13) Ryan Harvey - A - Capital City Bombers - Harvey certainly gets overlooked by many despite being a very solid outfielder. Harvey, the Bombers' lone All-Star in '04, does a little bit of everything. Currently, he has the look of a reserve outfielder at the Major League level but he could be a late bloomer much in the same manner Jason Bay was. He's one to keep an eye on.

14) Rashad Parker - A - Capital City Bombers - Parker's a defensive and speed replacement at the minor league level. There's no reason to expect anything else.

15) Caleb Stewart - A - Capital City Bombers - Stewart is a big kid that moves very well. He has a very good batting eye and decent power. He could develop into a Major League starting outfielder down the road.

16) Ambiorix Concepcion - A - Brooklyn Cyclones - The player formerly known as Roberto Solano, Concepcion is a five-tool talent that has the raw ability to be an elite outfield prospect for the Mets. Voted by Baseball America as the top prospect in the NY-Penn League this year, Concepcion reminds scouts of Vladmir Guerrero at the same point in development.

17) Corey Coles - A - Brooklyn Cyclones - Coles had a tremendous start to the 2004 season for Brooklyn and then had a disasterous finish. At 23, he's going to have to have some success at higher levels before we get too excited about him.
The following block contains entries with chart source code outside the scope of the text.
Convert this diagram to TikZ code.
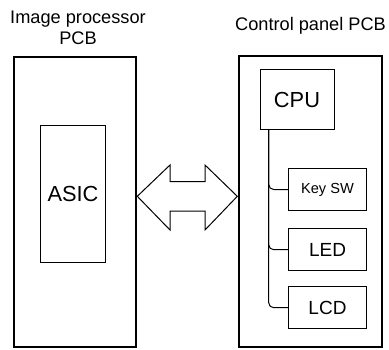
\documentclass[tikz,border=0pt]{standalone}
\usepackage{fontspec}
\setmainfont{Liberation Sans}
\usepackage{tikz}
\usetikzlibrary{positioning}

\begin{document}
\begin{tikzpicture}[
    x=1pt, y=-1pt,
    pcb/.style={draw, rectangle, line width=2pt, inner sep=0pt},
    chip/.style={draw, rectangle, line width=1pt, inner sep=0pt, align=center, font=\fontsize{21.8}{24}\selectfont},
    part/.style={draw, rectangle, line width=1pt, inner sep=0pt, minimum width=78.4pt, minimum height=42pt, align=center, font=\fontsize{19}{22}\selectfont},
    title/.style={inner sep=0pt, anchor=north, align=center, font=\fontsize{18.2}{21.7}\selectfont},
    bus/.style={line width=1pt, rounded corners=5pt},
    link/.style={draw, line width=1pt, line join=miter, fill=white}
]
    \useasboundingbox (0,0) rectangle (389,349);

    % Image processor PCB
    \node[pcb, minimum width=121.7pt, minimum height=289.2pt] (ipb) at (74.85,201.9) {};
    \node[title] (ipbtitle) at (78,10.3) {Image processor\\PCB};

    % ASIC
    \node[chip, minimum width=64.6pt, minimum height=137pt] (asic) at (73,193.5) {ASIC};

    % Control panel PCB
    \node[pcb, minimum width=142.4pt, minimum height=290.5pt] (cpb) at (310.5,201.25) {};
    \node[title] (cpbtitle) at (310.5,17.4) {Control panel PCB};

    % CPU
    \node[chip, minimum width=74pt, minimum height=59.6pt] (cpu) at (297,99.5) {CPU};

    % Key SW, LED, LCD
    \node[part, font=\fontsize{14.6}{17}\selectfont] (keysw) at (327.5,189.5) {Key SW};
    \node[part] (led) at (327.5,249.7) {LED};
    \node[part] (lcd) at (327.5,307.7) {LCD};

    % Bus from CPU
    \coordinate (bus) at (268.7,129.3);
    \draw[bus] (bus) |- (keysw.west);
    \draw[bus] (bus) |- (led.west);
    \draw[bus] (bus) |- (lcd.west);

    % Double arrow between the PCBs
    \coordinate (ltip) at (137.3,196.3);
    \coordinate (rtip) at (237.3,196.3);
    \draw[link] (ltip) -- ++(32.7,-31.3) -- ++(0,16.7) -- ++(35,0) -- ++(0,-16.7)
        -- (rtip) -- ++(-32.3,33.7) -- ++(0,-19) -- ++(-35,0) -- ++(0,19) -- cycle;

\end{tikzpicture}
\end{document}
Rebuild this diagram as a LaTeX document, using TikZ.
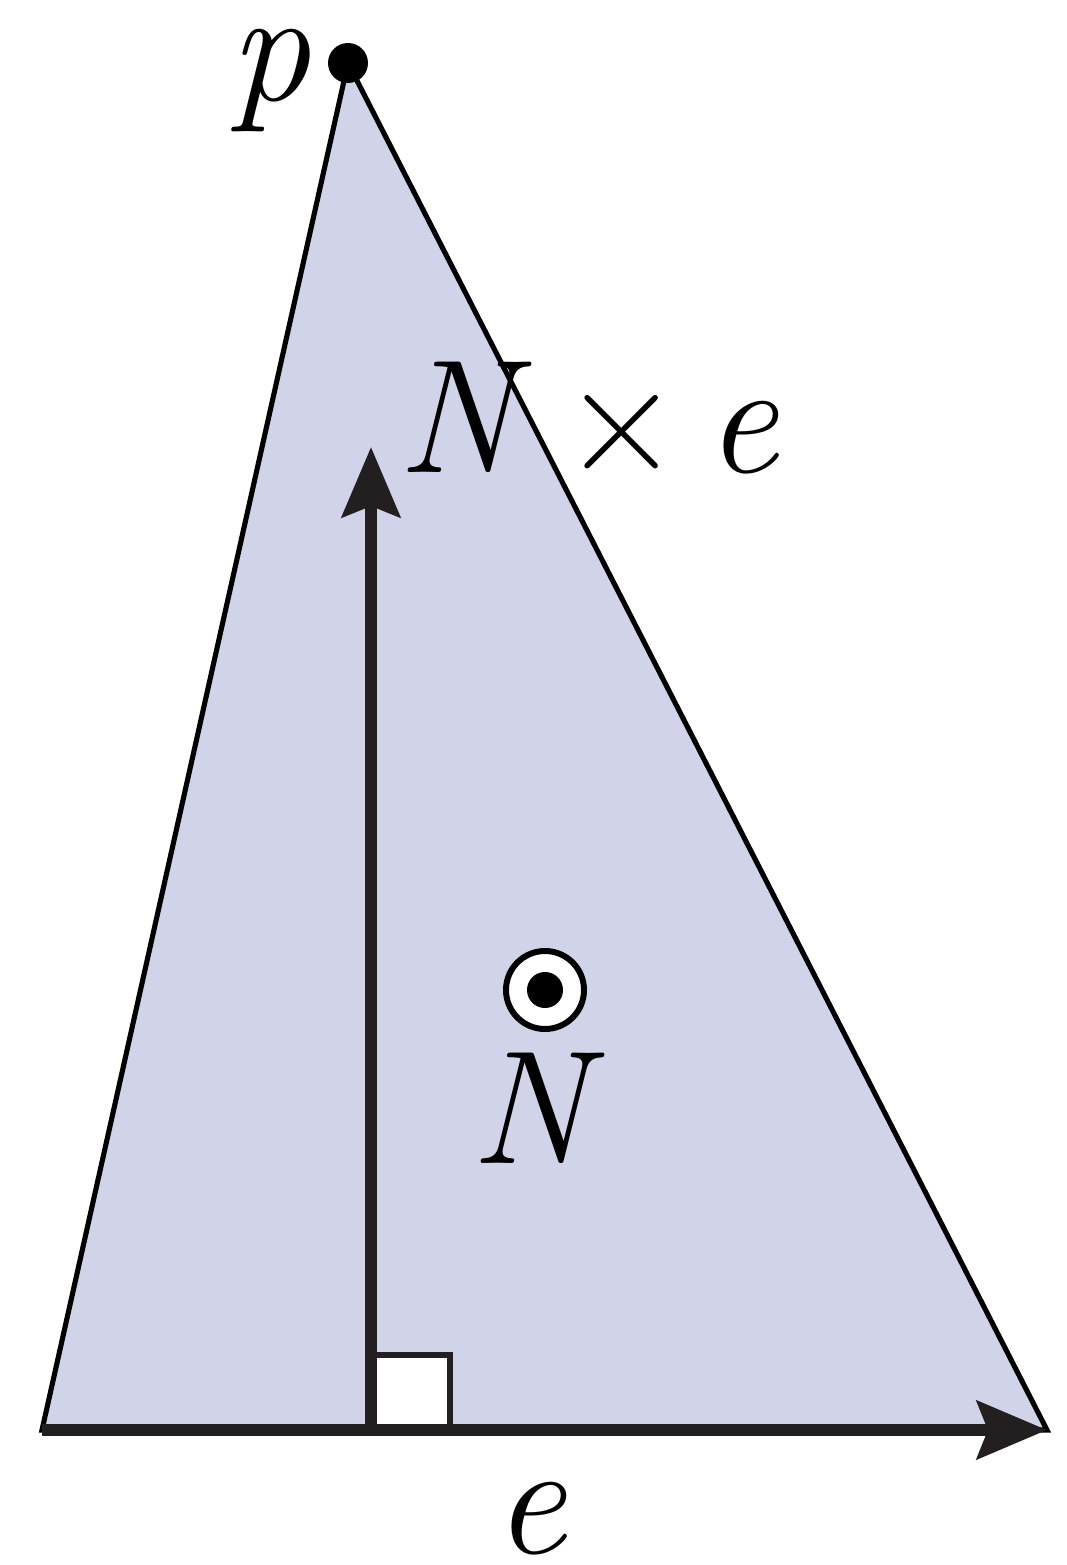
\documentclass[tikz,border=0pt]{standalone}
\usepackage{tikz}
\usetikzlibrary{arrows.meta,positioning,calc}
\definecolor{facefill}{HTML}{D1D3E8}
\definecolor{ink}{HTML}{231F20}

\begin{document}
\begin{tikzpicture}[x=0.1mm,y=-0.1mm,>=Latex,
  face/.style={fill=facefill,draw=black,line width=1.45pt,line join=miter},
  vec/.style={-{Stealth[length=7mm,width=5.8mm,inset=1.1mm]},line width=3.3pt,color=ink},
  rightangle/.style={fill=white,draw=ink,line width=1.7pt},
  lbl/.style={font=\fontsize{46}{50}\selectfont\itshape,inner sep=0pt}]
  \useasboundingbox (0,0) rectangle (1066,1565);
  \coordinate (apex) at (348,63);
  \coordinate (bl) at (42,1430);
  \coordinate (br) at (1047,1430);
  \coordinate (foot) at (371,1430);
  \coordinate (up) at (371,447);
  \path[face] (apex) -- (bl) -- (br) -- cycle;
  \draw[rightangle] (foot) rectangle (450,1355);
  \draw[vec] (foot) -- (up);
  \draw[vec] (bl) -- (br);
  \node[circle,fill=black,minimum size=4mm,inner sep=0pt] (p) at (apex) {};
  \node[lbl,left=1.6mm of p,yshift=-1.8mm] (plabel) {p};
  \node[lbl,anchor=base] (cross) at (588,472) {N\hspace{0.3em}{\upshape ×}\hspace{0.16em}e};
  \node[circle,draw=black,fill=white,line width=1.7pt,minimum size=7.8mm,inner sep=0pt] (odot) at (545,990) {};
  \node[circle,fill=black,minimum size=3.6mm,inner sep=0pt] at (odot) {};
  \node[lbl,below=2mm of odot,xshift=-1.6mm] (nlabel) {N};
  \node[lbl,anchor=base] (elabel) at (530,1553) {e};
\end{tikzpicture}
\end{document}
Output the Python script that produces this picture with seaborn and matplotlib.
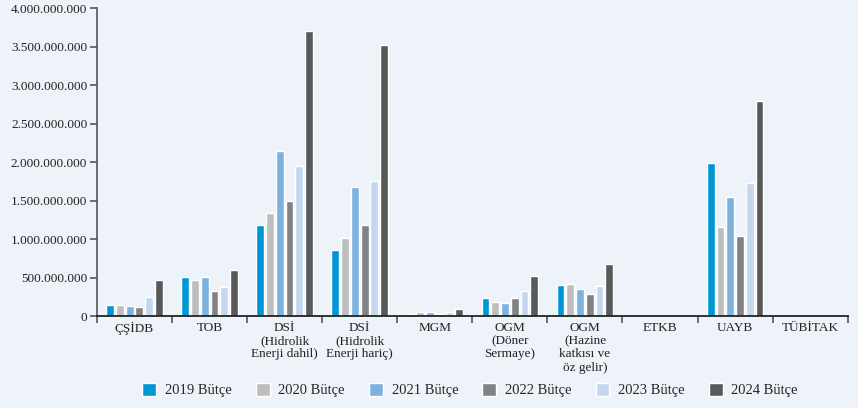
import seaborn as sns
import matplotlib.pyplot as plt
import pandas as pd
from matplotlib.ticker import FuncFormatter, FixedLocator

# Kurumlar ve bütçe yılları
kurumlar = ["ÇŞİDB", "TOB", "DSİ\n(Hidrolik\nEnerji dahil)", "DSİ\n(Hidrolik\nEnerji hariç)",
            "MGM", "OGM\n(Döner\nSermaye)", "OGM\n(Hazine\nkatkısı ve\nöz gelir)",
            "ETKB", "UAYB", "TÜBİTAK"]
yillar = ["2019 Bütçe", "2020 Bütçe", "2021 Bütçe", "2022 Bütçe", "2023 Bütçe", "2024 Bütçe"]

# Değerler (milyon TL)
b2019 = [147, 510, 1178, 861, 35, 234, 407, 22, 1985, 22]
b2020 = [147, 467, 1334, 1017, 53, 190, 420, 20, 1160, 20]
b2021 = [135, 510, 2150, 1680, 53, 177, 359, 22, 1545, 22]
b2022 = [122, 324, 1490, 1186, 35, 230, 290, 20, 1035, 20]
b2023 = [250, 385, 1945, 1757, 53, 325, 398, 0, 1725, 0]
b2024 = [467, 600, 3700, 3524, 92, 519, 680, 20, 2790, 20]

renkler = ["#0096d6", "#bdbec0", "#7db2df", "#808285", "#c3d8ee", "#58595b"]

rows = []
for yil, vals in zip(yillar, [b2019, b2020, b2021, b2022, b2023, b2024]):
    for k, v in zip(kurumlar, vals):
        rows.append({"kurum": k, "yil": yil, "deger": v * 1e6})
df = pd.DataFrame(rows)

sns.set_theme(style="white")
bg = "#eef3f9"
plt.rcParams["font.family"] = ["Liberation Serif", "DejaVu Serif"]

fig = plt.figure(figsize=(8.58, 4.08), dpi=100, facecolor=bg)
ax = fig.add_axes([0.113, 0.225, 0.875, 0.755], facecolor=bg)

sns.barplot(data=df, x="kurum", y="deger", hue="yil", palette=renkler,
            width=0.78, gap=0.2, saturation=1, ax=ax, legend=True)

ax.set_ylim(0, 4e9)
ax.set_xlim(-0.5, len(kurumlar) - 0.5)
ax.set_yticks([i * 5e8 for i in range(9)])
ax.yaxis.set_major_formatter(FuncFormatter(lambda v, p: f"{int(v):,}".replace(",", ".")))
ax.set_xlabel("")
ax.set_ylabel("")

# grup sınırlarında tikler
ax.xaxis.set_minor_locator(FixedLocator([i - 0.5 for i in range(len(kurumlar) + 1)]))
ax.tick_params(axis="x", which="major", length=0, pad=4, labelsize=9.5, colors="#222222")
ax.tick_params(axis="x", which="minor", length=5, width=1.2, color="#555555", bottom=True)
ax.tick_params(axis="y", length=5, width=1.2, color="#555555", left=True, labelsize=9.5,
               labelcolor="#222222", pad=2)
for lbl in ax.get_xticklabels():
    lbl.set_linespacing(1.15)

sns.despine(ax=ax)
ax.spines["left"].set_color("#555555")
ax.spines["left"].set_linewidth(1.2)
ax.spines["bottom"].set_color("#222222")
ax.spines["bottom"].set_linewidth(1.3)

ax.legend(loc="center", bbox_to_anchor=(0.548, 0.044), bbox_transform=fig.transFigure,
          ncol=6, frameon=False, fontsize=10.5, handlelength=0.95, handleheight=1.0,
          columnspacing=1.65, handletextpad=0.6)

fig.savefig("out.png", dpi=100, facecolor=bg)
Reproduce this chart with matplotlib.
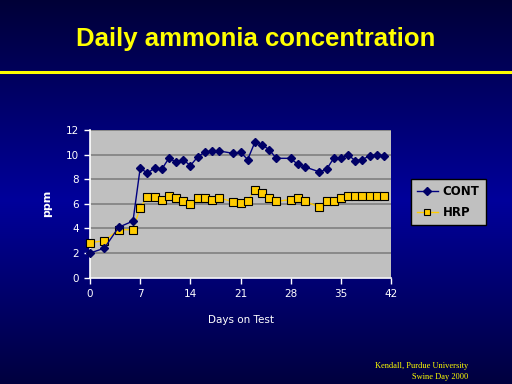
import numpy as np
import matplotlib
matplotlib.use("Agg")
import matplotlib.pyplot as plt
from matplotlib.lines import Line2D

days = [0, 2, 4, 6, 7, 8, 9, 10, 11, 12, 13, 14, 15, 16, 17, 18, 20, 21, 22, 23,
        24, 25, 26, 28, 29, 30, 32, 33, 34, 35, 36, 37, 38, 39, 40, 41]
cont = [2.0, 2.4, 4.1, 4.6, 8.9, 8.5, 8.9, 8.8, 9.7, 9.4, 9.6, 9.1, 9.8, 10.2, 10.3, 10.3,
        10.1, 10.2, 9.6, 11.0, 10.8, 10.4, 9.7, 9.7, 9.2, 9.0, 8.6, 8.8, 9.7, 9.7,
        10.0, 9.5, 9.6, 9.9, 10.0, 9.9]
hrp = [2.85, 3.0, 3.9, 3.9, 5.7, 6.55, 6.55, 6.3, 6.65, 6.5, 6.25, 6.0, 6.5, 6.5, 6.3, 6.5,
       6.15, 6.1, 6.25, 7.1, 6.9, 6.5, 6.2, 6.35, 6.5, 6.2, 5.75, 6.25, 6.25, 6.5,
       6.65, 6.6, 6.65, 6.6, 6.65, 6.65]
xticks = [0, 7, 14, 21, 28, 35, 42]
yticks = [0, 2, 4, 6, 8, 10, 12]

fig = plt.figure(figsize=(5.12, 3.84), dpi=100)

# gradient background
bg = fig.add_axes([0, 0, 1, 1], zorder=-10)
t = np.linspace(0, 1, 384)
prof = 1 - np.abs(t - 0.52) / 0.52
prof = np.clip(prof, 0, 1)
top = np.array([0, 0, 55]) / 255.0
mid = np.array([0, 0, 155]) / 255.0
grad = top[None, :] + (mid - top)[None, :] * prof[:, None]
img = np.repeat(grad[:, None, :], 2, axis=1)
bg.imshow(img, aspect='auto', extent=[0, 1, 0, 1], origin='upper')
bg.set_xlim(0, 1)
bg.set_ylim(0, 1)
bg.axis('off')

# title and rule
fig.text(0.5, 1 - 39 / 384, "Daily ammonia concentration", color='#ffff00',
         fontsize=18.5, fontweight='bold', family='Liberation Sans',
         ha='center', va='center')
fig.add_artist(Line2D([0, 1], [1 - 72 / 384, 1 - 72 / 384], color='#ffff00',
                      linewidth=2.2, transform=fig.transFigure))

ax = fig.add_axes([90 / 512, 1 - 277.7 / 384, 301 / 512, 147.7 / 384])
ax.set_facecolor('#c0c0c0')
ax.set_xlim(0, 42)
ax.set_ylim(0, 12)
ax.set_xticks(xticks)
ax.set_yticks(yticks)
ax.grid(axis='y', color='#808080', linewidth=1.2)
ax.set_axisbelow(True)
for s in ['top', 'right']:
    ax.spines[s].set_visible(False)
for s in ['left', 'bottom']:
    ax.spines[s].set_color('white')
    ax.spines[s].set_linewidth(1.2)
ax.tick_params(colors='white', labelsize=7.5, length=4, width=1, pad=4)

ax.plot(days, hrp, color='#ffcc00', linewidth=1, marker='s', markersize=5.5,
        markerfacecolor='#ffcc00', markeredgecolor='black', markeredgewidth=0.8,
        clip_on=False, zorder=3, label='HRP')
ax.plot(days, cont, color='#000080', linewidth=1, marker='D', markersize=4.5,
        markerfacecolor='#000066', markeredgecolor='#000066',
        clip_on=False, zorder=4, label='CONT')

ax.set_ylabel('ppm', color='white', fontsize=8, fontweight='bold', labelpad=10)
ax.set_xlabel('Days on Test', color='white', fontsize=7.5, labelpad=12)

h, l = ax.get_legend_handles_labels()
leg = ax.legend(h[::-1], l[::-1], loc='center left',
                bbox_to_anchor=(405 / 512, 1 - 202 / 384),
                bbox_transform=fig.transFigure, frameon=True, fancybox=False,
                facecolor='#c0c0c0', edgecolor='black', framealpha=1,
                prop={'weight': 'bold', 'size': 8.5}, handlelength=1.8,
                borderpad=0.5, labelspacing=0.7, handletextpad=0.4,
                markerscale=0.85)
for txt in leg.get_texts():
    txt.set_color('black')

fig.text(468 / 512, 1 - 366 / 384, "Kendall, Purdue University", color='#ffff00',
         fontsize=6, family='Liberation Serif', ha='right', va='center')
fig.text(468 / 512, 1 - 377 / 384, "Swine Day 2000", color='#ffff00',
         fontsize=6, family='Liberation Serif', ha='right', va='center')

fig.savefig('out.png', dpi=100)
18) Dante Brinkley - A - Brooklyn Cyclones - Brinkley is a nice player that can do a little bit of everything. He has the look of a future reserve outfielder.

19) Derran Watts - A - Brooklyn Cyclones - Has more speed than Brinkley, a better arm, and is better defensively. But has a long way to go to become legit outfield prospect.

20) Carlos Gomez - R - Kingsport Mets - Gomez was a wide-eyed 18-year old kid playing rookie ball this past season, but has the raw talent to be a special prospect. He's got a cannon for an arm, good batting eye, and developing power. He could be atop this list next year along with Lastings Milledge and Jamar Hill as the Mets' best outfield prospects.

21) Seth Pietsch - R - Kingsport Mets - A little old for the Appy League, Pietsch is a strong kid with good power and speed. He needs to show some success at the higher levels.

22) Joshua Wyrick - R - Kingsport Mets - Wyrick, an 11th round pick in the 2004 draft, had a decent professional debut. He's a speedster with great range.

23) Jesus Gamero - R - Kingsport Mets - Has an excellent batting eye and developing power.